# [Short problem]
Copy the data that follows exactly. Include no pictures.

# [Recorded data]
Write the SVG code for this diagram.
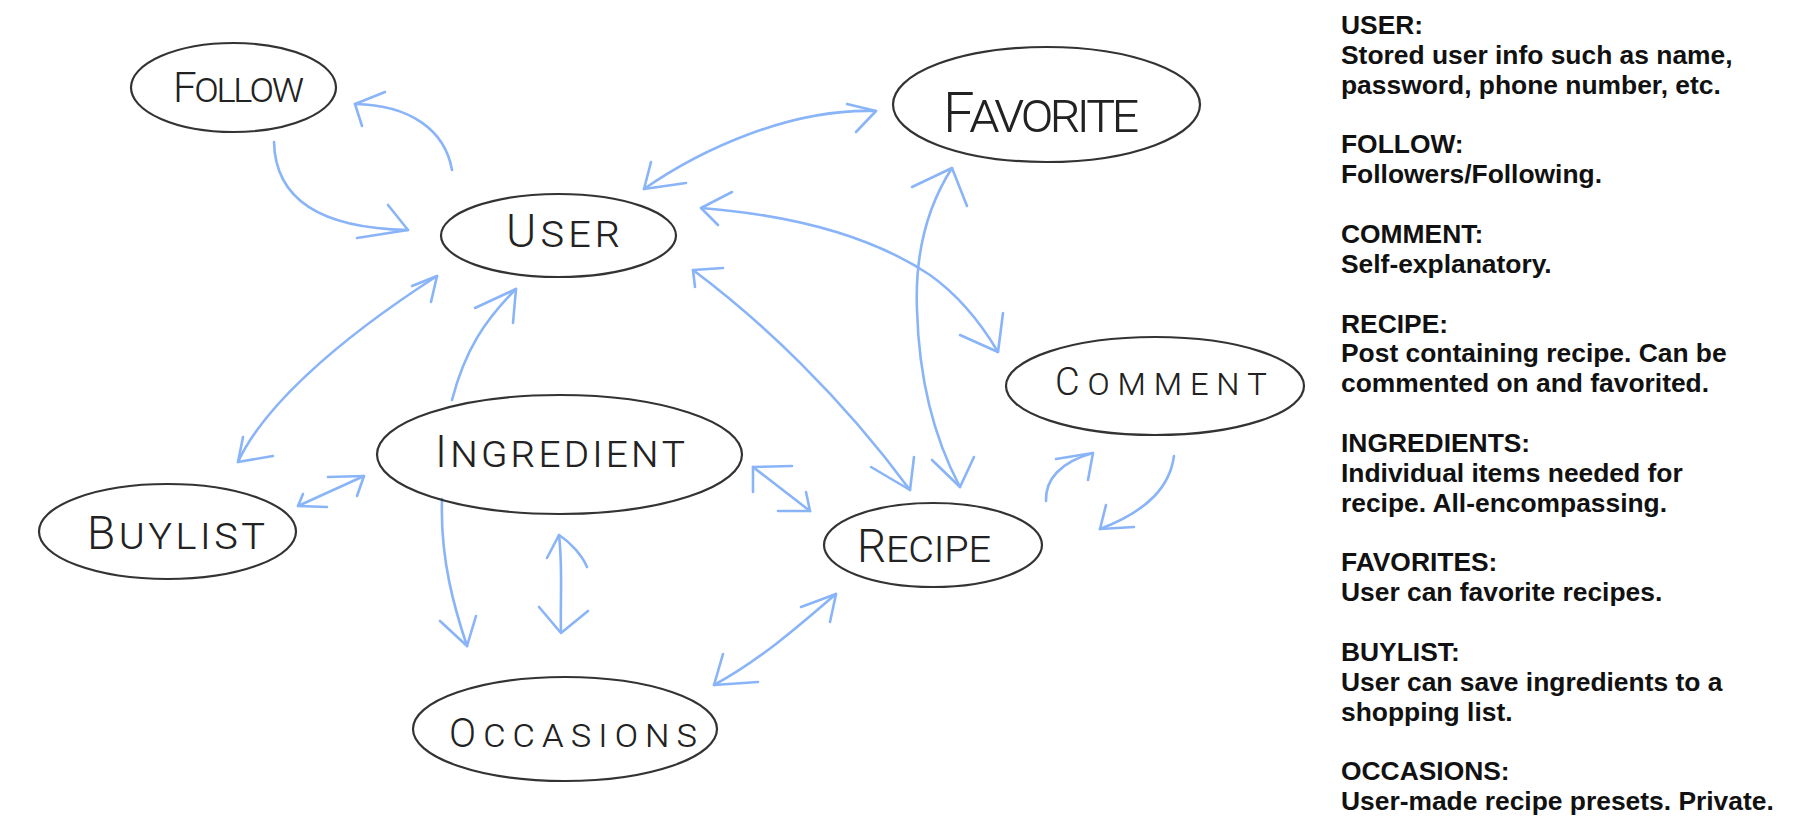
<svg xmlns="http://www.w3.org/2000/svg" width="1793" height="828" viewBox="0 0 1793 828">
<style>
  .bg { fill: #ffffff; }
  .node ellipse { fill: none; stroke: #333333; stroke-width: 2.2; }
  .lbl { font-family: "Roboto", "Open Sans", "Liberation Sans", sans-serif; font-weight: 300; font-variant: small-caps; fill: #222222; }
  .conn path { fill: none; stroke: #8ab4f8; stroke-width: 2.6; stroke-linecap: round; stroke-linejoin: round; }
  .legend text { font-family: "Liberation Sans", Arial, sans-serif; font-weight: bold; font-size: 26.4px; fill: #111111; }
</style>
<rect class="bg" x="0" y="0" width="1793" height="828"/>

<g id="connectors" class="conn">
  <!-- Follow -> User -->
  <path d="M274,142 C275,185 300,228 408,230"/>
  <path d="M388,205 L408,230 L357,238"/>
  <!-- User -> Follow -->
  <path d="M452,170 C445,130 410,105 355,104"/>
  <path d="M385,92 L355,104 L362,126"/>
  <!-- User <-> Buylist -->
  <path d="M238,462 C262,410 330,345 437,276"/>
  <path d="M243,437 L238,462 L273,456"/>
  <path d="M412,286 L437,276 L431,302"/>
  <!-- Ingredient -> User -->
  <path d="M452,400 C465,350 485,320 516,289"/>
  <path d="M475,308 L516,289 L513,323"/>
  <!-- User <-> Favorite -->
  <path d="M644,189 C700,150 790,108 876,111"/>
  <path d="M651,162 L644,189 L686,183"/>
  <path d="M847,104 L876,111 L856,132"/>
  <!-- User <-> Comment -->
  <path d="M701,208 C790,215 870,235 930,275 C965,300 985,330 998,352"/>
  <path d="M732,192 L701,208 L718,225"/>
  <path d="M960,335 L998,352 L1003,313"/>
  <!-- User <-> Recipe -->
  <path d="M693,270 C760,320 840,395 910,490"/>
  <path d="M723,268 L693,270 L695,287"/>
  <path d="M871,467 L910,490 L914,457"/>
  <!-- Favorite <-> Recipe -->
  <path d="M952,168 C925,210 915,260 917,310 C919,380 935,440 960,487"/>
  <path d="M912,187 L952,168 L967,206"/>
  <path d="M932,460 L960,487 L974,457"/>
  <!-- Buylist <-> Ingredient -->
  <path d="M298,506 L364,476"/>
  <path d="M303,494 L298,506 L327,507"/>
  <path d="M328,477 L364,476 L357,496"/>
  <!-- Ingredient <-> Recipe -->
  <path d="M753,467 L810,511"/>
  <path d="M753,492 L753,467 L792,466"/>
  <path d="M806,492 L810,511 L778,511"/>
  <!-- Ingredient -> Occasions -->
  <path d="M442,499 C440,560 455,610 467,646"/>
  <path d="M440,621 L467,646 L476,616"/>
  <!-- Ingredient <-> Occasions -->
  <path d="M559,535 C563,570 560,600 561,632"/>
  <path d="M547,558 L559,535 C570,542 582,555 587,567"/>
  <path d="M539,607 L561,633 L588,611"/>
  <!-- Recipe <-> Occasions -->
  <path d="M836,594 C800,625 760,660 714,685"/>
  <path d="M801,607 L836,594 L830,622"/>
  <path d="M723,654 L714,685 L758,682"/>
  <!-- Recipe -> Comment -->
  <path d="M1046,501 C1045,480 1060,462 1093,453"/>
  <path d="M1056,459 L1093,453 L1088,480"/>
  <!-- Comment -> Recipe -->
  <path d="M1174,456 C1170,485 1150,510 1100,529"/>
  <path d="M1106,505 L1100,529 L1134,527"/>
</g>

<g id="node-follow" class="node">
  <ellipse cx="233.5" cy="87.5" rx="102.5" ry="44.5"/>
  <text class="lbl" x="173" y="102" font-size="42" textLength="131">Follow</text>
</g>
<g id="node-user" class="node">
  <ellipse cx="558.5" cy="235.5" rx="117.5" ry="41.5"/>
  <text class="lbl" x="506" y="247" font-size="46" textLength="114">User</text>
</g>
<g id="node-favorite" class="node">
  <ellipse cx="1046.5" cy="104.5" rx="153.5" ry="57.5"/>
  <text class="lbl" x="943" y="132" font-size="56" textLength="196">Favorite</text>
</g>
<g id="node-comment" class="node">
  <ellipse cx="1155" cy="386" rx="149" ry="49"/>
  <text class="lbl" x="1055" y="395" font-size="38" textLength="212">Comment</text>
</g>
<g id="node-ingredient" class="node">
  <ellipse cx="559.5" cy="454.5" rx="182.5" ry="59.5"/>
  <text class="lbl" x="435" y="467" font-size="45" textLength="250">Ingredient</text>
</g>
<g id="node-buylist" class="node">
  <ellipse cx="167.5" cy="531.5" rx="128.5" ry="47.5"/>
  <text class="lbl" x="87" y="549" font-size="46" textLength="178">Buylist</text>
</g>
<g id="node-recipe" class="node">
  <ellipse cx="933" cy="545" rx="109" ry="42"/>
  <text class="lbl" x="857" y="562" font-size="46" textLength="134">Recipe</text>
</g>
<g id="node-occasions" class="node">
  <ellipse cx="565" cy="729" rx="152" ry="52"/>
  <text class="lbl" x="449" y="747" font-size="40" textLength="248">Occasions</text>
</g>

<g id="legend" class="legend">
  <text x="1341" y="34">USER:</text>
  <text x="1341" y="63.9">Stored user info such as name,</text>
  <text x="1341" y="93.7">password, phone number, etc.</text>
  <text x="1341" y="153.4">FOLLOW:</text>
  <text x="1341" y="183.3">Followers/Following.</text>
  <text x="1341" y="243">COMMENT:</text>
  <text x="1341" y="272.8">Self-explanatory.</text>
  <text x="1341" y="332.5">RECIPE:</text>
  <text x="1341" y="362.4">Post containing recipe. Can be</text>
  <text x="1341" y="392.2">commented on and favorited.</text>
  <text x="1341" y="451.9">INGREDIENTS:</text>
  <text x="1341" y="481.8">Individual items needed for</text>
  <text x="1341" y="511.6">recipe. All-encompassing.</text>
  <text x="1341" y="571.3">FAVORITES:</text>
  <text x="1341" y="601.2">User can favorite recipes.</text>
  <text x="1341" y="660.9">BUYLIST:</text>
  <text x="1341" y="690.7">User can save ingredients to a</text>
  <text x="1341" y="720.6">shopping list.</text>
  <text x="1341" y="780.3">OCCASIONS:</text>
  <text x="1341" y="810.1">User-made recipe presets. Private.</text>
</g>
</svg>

# [Task result]
Write the SVG code for this diagram.
<svg xmlns="http://www.w3.org/2000/svg" width="1793" height="828" viewBox="0 0 1793 828">
<style>
  .bg { fill: #ffffff; }
  .node ellipse { fill: none; stroke: #333333; stroke-width: 2.2; }
  .lbl { font-family: "Roboto", "Open Sans", "Liberation Sans", sans-serif; font-weight: 300; font-variant: small-caps; fill: #222222; }
  .conn path { fill: none; stroke: #8ab4f8; stroke-width: 2.6; stroke-linecap: round; stroke-linejoin: round; }
  .legend text { font-family: "Liberation Sans", Arial, sans-serif; font-weight: bold; font-size: 26.4px; fill: #111111; }
</style>
<rect class="bg" x="0" y="0" width="1793" height="828"/>

<g id="connectors" class="conn">
  <!-- Follow -> User -->
  <path d="M274,142 C275,185 300,228 408,230"/>
  <path d="M388,205 L408,230 L357,238"/>
  <!-- User -> Follow -->
  <path d="M452,170 C445,130 410,105 355,104"/>
  <path d="M385,92 L355,104 L362,126"/>
  <!-- User <-> Buylist -->
  <path d="M238,462 C262,410 330,345 437,276"/>
  <path d="M243,437 L238,462 L273,456"/>
  <path d="M412,286 L437,276 L431,302"/>
  <!-- Ingredient -> User -->
  <path d="M452,400 C465,350 485,320 516,289"/>
  <path d="M475,308 L516,289 L513,323"/>
  <!-- User <-> Favorite -->
  <path d="M644,189 C700,150 790,108 876,111"/>
  <path d="M651,162 L644,189 L686,183"/>
  <path d="M847,104 L876,111 L856,132"/>
  <!-- User <-> Comment -->
  <path d="M701,208 C790,215 870,235 930,275 C965,300 985,330 998,352"/>
  <path d="M732,192 L701,208 L718,225"/>
  <path d="M960,335 L998,352 L1003,313"/>
  <!-- User <-> Recipe -->
  <path d="M693,270 C760,320 840,395 910,490"/>
  <path d="M723,268 L693,270 L695,287"/>
  <path d="M871,467 L910,490 L914,457"/>
  <!-- Favorite <-> Recipe -->
  <path d="M952,168 C925,210 915,260 917,310 C919,380 935,440 960,487"/>
  <path d="M912,187 L952,168 L967,206"/>
  <path d="M932,460 L960,487 L974,457"/>
  <!-- Buylist <-> Ingredient -->
  <path d="M298,506 L364,476"/>
  <path d="M303,494 L298,506 L327,507"/>
  <path d="M328,477 L364,476 L357,496"/>
  <!-- Ingredient <-> Recipe -->
  <path d="M753,467 L810,511"/>
  <path d="M753,492 L753,467 L792,466"/>
  <path d="M806,492 L810,511 L778,511"/>
  <!-- Ingredient -> Occasions -->
  <path d="M442,499 C440,560 455,610 467,646"/>
  <path d="M440,621 L467,646 L476,616"/>
  <!-- Ingredient <-> Occasions -->
  <path d="M559,535 C563,570 560,600 561,632"/>
  <path d="M547,558 L559,535 C570,542 582,555 587,567"/>
  <path d="M539,607 L561,633 L588,611"/>
  <!-- Recipe <-> Occasions -->
  <path d="M836,594 C800,625 760,660 714,685"/>
  <path d="M801,607 L836,594 L830,622"/>
  <path d="M723,654 L714,685 L758,682"/>
  <!-- Recipe -> Comment -->
  <path d="M1046,501 C1045,480 1060,462 1093,453"/>
  <path d="M1056,459 L1093,453 L1088,480"/>
  <!-- Comment -> Recipe -->
  <path d="M1174,456 C1170,485 1150,510 1100,529"/>
  <path d="M1106,505 L1100,529 L1134,527"/>
</g>

<g id="node-follow" class="node">
  <ellipse cx="233.5" cy="87.5" rx="102.5" ry="44.5"/>
  <text class="lbl" x="173" y="102" font-size="42" textLength="131">Follow</text>
</g>
<g id="node-user" class="node">
  <ellipse cx="558.5" cy="235.5" rx="117.5" ry="41.5"/>
  <text class="lbl" x="506" y="247" font-size="46" textLength="114">User</text>
</g>
<g id="node-favorite" class="node">
  <ellipse cx="1046.5" cy="104.5" rx="153.5" ry="57.5"/>
  <text class="lbl" x="943" y="132" font-size="56" textLength="196">Favorite</text>
</g>
<g id="node-comment" class="node">
  <ellipse cx="1155" cy="386" rx="149" ry="49"/>
  <text class="lbl" x="1055" y="395" font-size="38" textLength="212">Comment</text>
</g>
<g id="node-ingredient" class="node">
  <ellipse cx="559.5" cy="454.5" rx="182.5" ry="59.5"/>
  <text class="lbl" x="435" y="467" font-size="45" textLength="250">Ingredient</text>
</g>
<g id="node-buylist" class="node">
  <ellipse cx="167.5" cy="531.5" rx="128.5" ry="47.5"/>
  <text class="lbl" x="87" y="549" font-size="46" textLength="178">Buylist</text>
</g>
<g id="node-recipe" class="node">
  <ellipse cx="933" cy="545" rx="109" ry="42"/>
  <text class="lbl" x="857" y="562" font-size="46" textLength="134">Recipe</text>
</g>
<g id="node-occasions" class="node">
  <ellipse cx="565" cy="729" rx="152" ry="52"/>
  <text class="lbl" x="449" y="747" font-size="40" textLength="248">Occasions</text>
</g>

<g id="legend" class="legend">
  <text x="1341" y="34">USER:</text>
  <text x="1341" y="63.9">Stored user info such as name,</text>
  <text x="1341" y="93.7">password, phone number, etc.</text>
  <text x="1341" y="153.4">FOLLOW:</text>
  <text x="1341" y="183.3">Followers/Following.</text>
  <text x="1341" y="243">COMMENT:</text>
  <text x="1341" y="272.8">Self-explanatory.</text>
  <text x="1341" y="332.5">RECIPE:</text>
  <text x="1341" y="362.4">Post containing recipe. Can be</text>
  <text x="1341" y="392.2">commented on and favorited.</text>
  <text x="1341" y="451.9">INGREDIENTS:</text>
  <text x="1341" y="481.8">Individual items needed for</text>
  <text x="1341" y="511.6">recipe. All-encompassing.</text>
  <text x="1341" y="571.3">FAVORITES:</text>
  <text x="1341" y="601.2">User can favorite recipes.</text>
  <text x="1341" y="660.9">BUYLIST:</text>
  <text x="1341" y="690.7">User can save ingredients to a</text>
  <text x="1341" y="720.6">shopping list.</text>
  <text x="1341" y="780.3">OCCASIONS:</text>
  <text x="1341" y="810.1">User-made recipe presets. Private.</text>
</g>
</svg>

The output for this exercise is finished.